Thesis Statement: By understanding the underlying algorithms and principles of pseudorandom number generation, users can gain confidence in the fairness and reliability of random name picker tools, appreciating the clever engineering that makes digital randomness possible and trustworthy for everyday use.

Table of Contents

• The Concept of "Randomness" in Computing
  • True Randomness vs. Pseudorandomness
  • The "Seed" - The Starting Point
  • Why "Perfect" Randomness is Not Always Necessary (or Desirable)
• How Random Name Picker Algorithms Work (Simplified)
  • Core Process: Mapping Names to Numbers
  • The PRNG in Action
  • Selecting the Name
  • Handling "Unique Picks"
  • Handling "Multiple Picks"
• Factors Affecting Perceived vs. Actual Randomness
  • Human Intuition vs. Statistical Randomness
  • Seed Quality
  • Implementation Errors
  • User Input Bias
• Building Trust in Your Random Picker Tool
• Conclusion

The Concept of "Randomness" in Computing

When we talk about "randomness" in our daily lives, we often think of a coin flip, a roll of dice, or drawing names from a hat. These are examples of physical processes that we perceive as truly unpredictable. However, in the world of computers, generating true randomness is a far more complex challenge.

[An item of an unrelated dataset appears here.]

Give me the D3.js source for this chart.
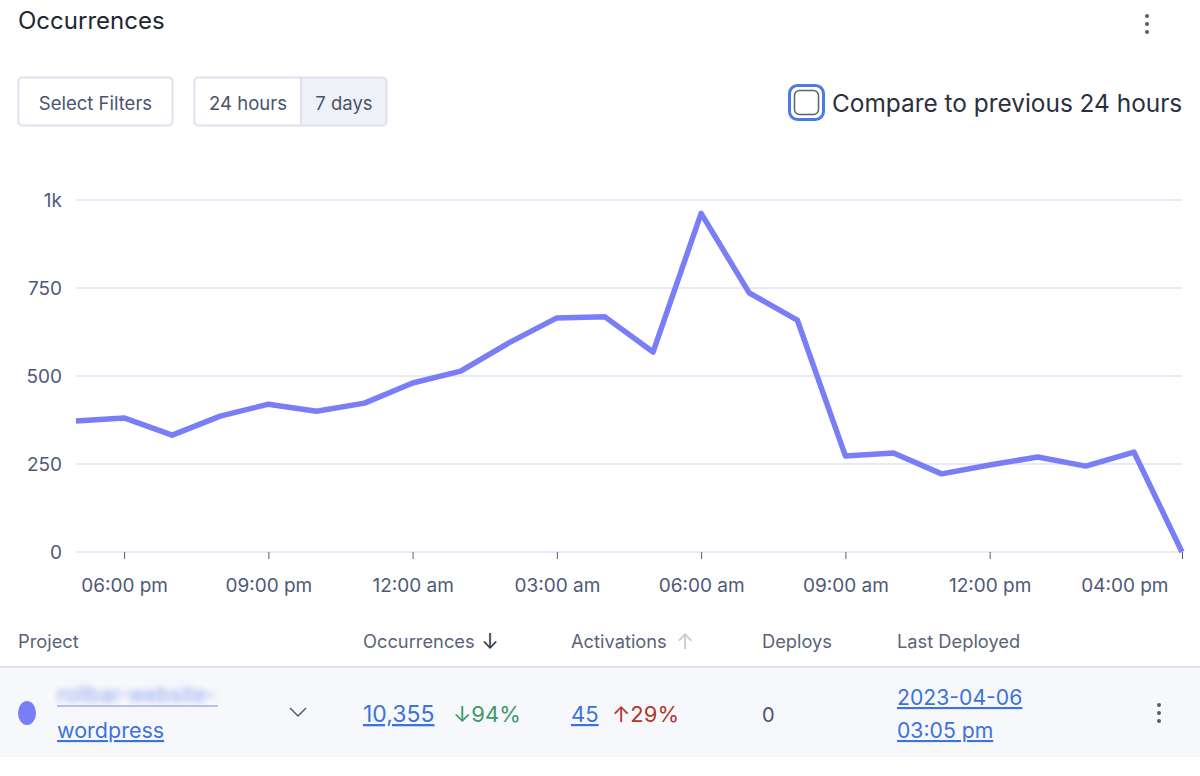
<!DOCTYPE html>
<html>
<head>
<meta charset="utf-8">
<script src="https://cdn.jsdelivr.net/npm/d3@7"></script>
<style>
  html, body { margin: 0; padding: 0; background: #fff; }
  svg { display: block; font-family: Inter, "Noto Sans", sans-serif; }
</style>
</head>
<body>
<div id="chart"></div>
<script>
// hourly occurrences, 5 pm -> 4 pm next day
var hours = d3.range(0, 24).map(function (i) { return new Date(2023, 3, 6, 17 + i); });
var occurrences = [372, 381, 332, 386, 420, 400, 423, 480, 514, 594, 665, 668,
                   568, 962, 736, 659, 273, 281, 222, 247, 270, 244, 284, 0];
var yTicks = [0, 250, 500, 750, 1000];
var yTickLabels = ['0', '250', '500', '750', '1k'];
var xTickIdx = [1, 4, 7, 10, 13, 16, 19, 23];
var xTickLabels = ['06:00 pm', '09:00 pm', '12:00 am', '03:00 am', '06:00 am', '09:00 am', '12:00 pm', '04:00 pm'];

var tableHeaders = ['Project', 'Occurrences', 'Activations', 'Deploys', 'Last Deployed'];

var W = 1200, H = 776;
var svg = d3.select('#chart').append('svg')
	.attr('width', W)
	.attr('height', H);

var defs = svg.append('defs');
defs.append('filter').attr('id', 'blur')
	.append('feGaussianBlur').attr('stdDeviation', 3);

// header
svg.append('text').attr('x', 18).attr('y', 29)
	.attr('font-size', 24).attr('fill', '#222633').text('Occurrences');

function kebab(cx, cy, gap) {
	svg.append('g').selectAll('circle')
		.data([-1, 0, 1]).enter().append('circle')
		.attr('cx', cx).attr('cy', function (d) { return cy + d * gap; })
		.attr('r', 2).attr('fill', '#555b6b');
}
kebab(1147, 24, 8);

// buttons
svg.append('rect').attr('x', 18.5).attr('y', 77.5).attr('width', 154).attr('height', 48)
	.attr('rx', 4).attr('fill', '#fff').attr('stroke', '#dde1ec').attr('stroke-width', 2);
svg.append('text').attr('x', 95.5).attr('y', 110).attr('text-anchor', 'middle')
	.attr('font-size', 18.5).attr('fill', '#4a536b').text('Select Filters');

svg.append('rect').attr('x', 301).attr('y', 78).attr('width', 86).attr('height', 47)
	.attr('fill', '#eef1f8');
svg.append('rect').attr('x', 194.5).attr('y', 77.5).attr('width', 192).attr('height', 48)
	.attr('rx', 4).attr('fill', 'none').attr('stroke', '#dde1ec').attr('stroke-width', 2);
svg.append('line').attr('x1', 301).attr('x2', 301).attr('y1', 78).attr('y2', 125)
	.attr('stroke', '#dde1ec').attr('stroke-width', 2);
svg.append('text').attr('x', 248).attr('y', 110).attr('text-anchor', 'middle')
	.attr('font-size', 18.5).attr('fill', '#4a536b').text('24 hours');
svg.append('text').attr('x', 344).attr('y', 110).attr('text-anchor', 'middle')
	.attr('font-size', 18.5).attr('fill', '#4a536b').text('7 days');

// compare checkbox
svg.append('rect').attr('x', 789.5).attr('y', 85.5).attr('width', 34).attr('height', 34)
	.attr('rx', 8).attr('fill', 'none').attr('stroke', '#4a7be6').attr('stroke-width', 3);
svg.append('rect').attr('x', 794.5).attr('y', 90.5).attr('width', 24).attr('height', 24)
	.attr('rx', 5).attr('fill', '#fff').attr('stroke', '#5b6170').attr('stroke-width', 1.5);
svg.append('text').attr('x', 832).attr('y', 112)
	.attr('font-size', 24.4).attr('fill', '#2b3040').text('Compare to previous 24 hours');

// chart
var x = d3.scaleTime().domain(d3.extent(hours)).range([76, 1182]);
var y = d3.scaleLinear().domain([0, 1000]).range([552, 200]);

svg.append('g').selectAll('line')
	.data(yTicks).enter().append('line')
	.attr('x1', 76).attr('x2', 1182)
	.attr('y1', function (d) { return y(d); })
	.attr('y2', function (d) { return y(d); })
	.attr('stroke', '#dfe2f3').attr('stroke-width', 1.5);

svg.append('g').selectAll('text')
	.data(yTicks).enter().append('text')
	.attr('x', 62).attr('y', function (d) { return y(d) + 7; })
	.attr('text-anchor', 'end').attr('font-size', 19).attr('fill', '#4f5977')
	.text(function (d, i) { return yTickLabels[i]; });

var xAxis = d3.axisBottom(x)
	.tickValues(xTickIdx.map(function (i) { return hours[i]; }))
	.tickSize(7).tickPadding(20)
	.tickFormat(function (d, i) { return xTickLabels[i]; });

var gx = svg.append('g').attr('transform', 'translate(0,552)').call(xAxis);
gx.select('.domain').remove();
gx.selectAll('.tick line').attr('stroke', '#555b6b').attr('stroke-width', 1);
gx.selectAll('.tick text')
	.attr('font-family', 'Inter, "Noto Sans", sans-serif')
	.attr('font-size', 19).attr('fill', '#4f5977');
gx.selectAll('.tick text').filter(function (d, i) { return i === xTickIdx.length - 1; })
	.attr('text-anchor', 'end').attr('dx', -14);

var line = d3.line()
	.x(function (d, i) { return x(hours[i]); })
	.y(function (d) { return y(d); });

svg.append('path').datum(occurrences)
	.attr('d', line)
	.attr('fill', 'none')
	.attr('stroke', '#7a7ef6')
	.attr('stroke-width', 5.5)
	.attr('stroke-linejoin', 'round');

// table
var headerX = [18, 363, 571, 762, 897];
svg.append('g').selectAll('text')
	.data(tableHeaders).enter().append('text')
	.attr('x', function (d, i) { return headerX[i]; }).attr('y', 648)
	.attr('font-size', 18.3).attr('fill', '#5a6378')
	.text(function (d) { return d; });
svg.append('text').attr('x', 490).attr('y', 649).attr('text-anchor', 'middle')
	.attr('font-size', 21).attr('fill', '#333846').text('↓');
svg.append('text').attr('x', 685).attr('y', 649).attr('text-anchor', 'middle')
	.attr('font-size', 21).attr('fill', '#c4c9d6').text('↑');

svg.append('rect').attr('x', 0).attr('y', 668).attr('width', W).attr('height', 89)
	.attr('fill', '#f7f8fb');
svg.append('line').attr('x1', 0).attr('x2', W).attr('y1', 667).attr('y2', 667)
	.attr('stroke', '#e1e4ec').attr('stroke-width', 2);

svg.append('ellipse').attr('cx', 27).attr('cy', 713).attr('rx', 9).attr('ry', 12)
	.attr('fill', '#7a7ef6');

svg.append('text').attr('x', 57).attr('y', 702).attr('font-size', 21)
	.attr('fill', '#8ea4ef').attr('filter', 'url(#blur)').text('rollbar-website-');
svg.append('line').attr('x1', 57).attr('x2', 218).attr('y1', 706).attr('y2', 706)
	.attr('stroke', '#9eb0ee').attr('stroke-width', 1.5);

var linkBlue = '#3d73dc';
function link(tx, ty, str, fs) {
	return svg.append('text').attr('x', tx).attr('y', ty)
		.attr('font-size', fs).attr('fill', linkBlue)
		.attr('text-decoration', 'underline').text(str);
}
link(57, 738, 'wordpress', 21.5);
link(363, 722, '10,355', 23);
link(571, 722, '45', 22);
link(897, 705, '2023-04-06', 21.2);
link(897, 738, '03:05 pm', 21.2);

svg.append('path').attr('d', 'M290,708 L298,716 L306,708')
	.attr('fill', 'none').attr('stroke', '#555b6b').attr('stroke-width', 1.5);

svg.append('text').attr('x', 453).attr('y', 722).attr('font-size', 22)
	.attr('fill', '#3c9a6a').text('↓94%');
svg.append('text').attr('x', 612).attr('y', 722).attr('font-size', 22)
	.attr('fill', '#b3372b').text('↑29%');
svg.append('text').attr('x', 762).attr('y', 722).attr('font-size', 20)
	.attr('fill', '#4a536b').text('0');

kebab(1159, 713, 8);
</script>
</body>
</html>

A. True Randomness vs. Pseudorandomness

• True Randomness (TRNG): This refers to randomness derived from genuinely unpredictable physical phenomena. Think of things like atmospheric noise, radioactive decay, or even the subtle variations in a computer's fan speed or mouse movements. These sources are inherently unpredictable, making them ideal for high-security applications like cryptography. However, capturing and processing these physical events for every small random need in software is often impractical and resource-intensive for everyday applications.

• Pseudorandomness (PRNG): This is the workhorse of most software applications, including your random name picker. A PRNG is an algorithm that generates a sequence of numbers that appear random but are, in fact, entirely deterministic. This means if you start the algorithm with the same initial value (called a "seed"), it will produce the exact same sequence of "random" numbers every single time. While not truly random, a well-designed PRNG produces sequences that are statistically indistinguishable from true randomness for most practical purposes.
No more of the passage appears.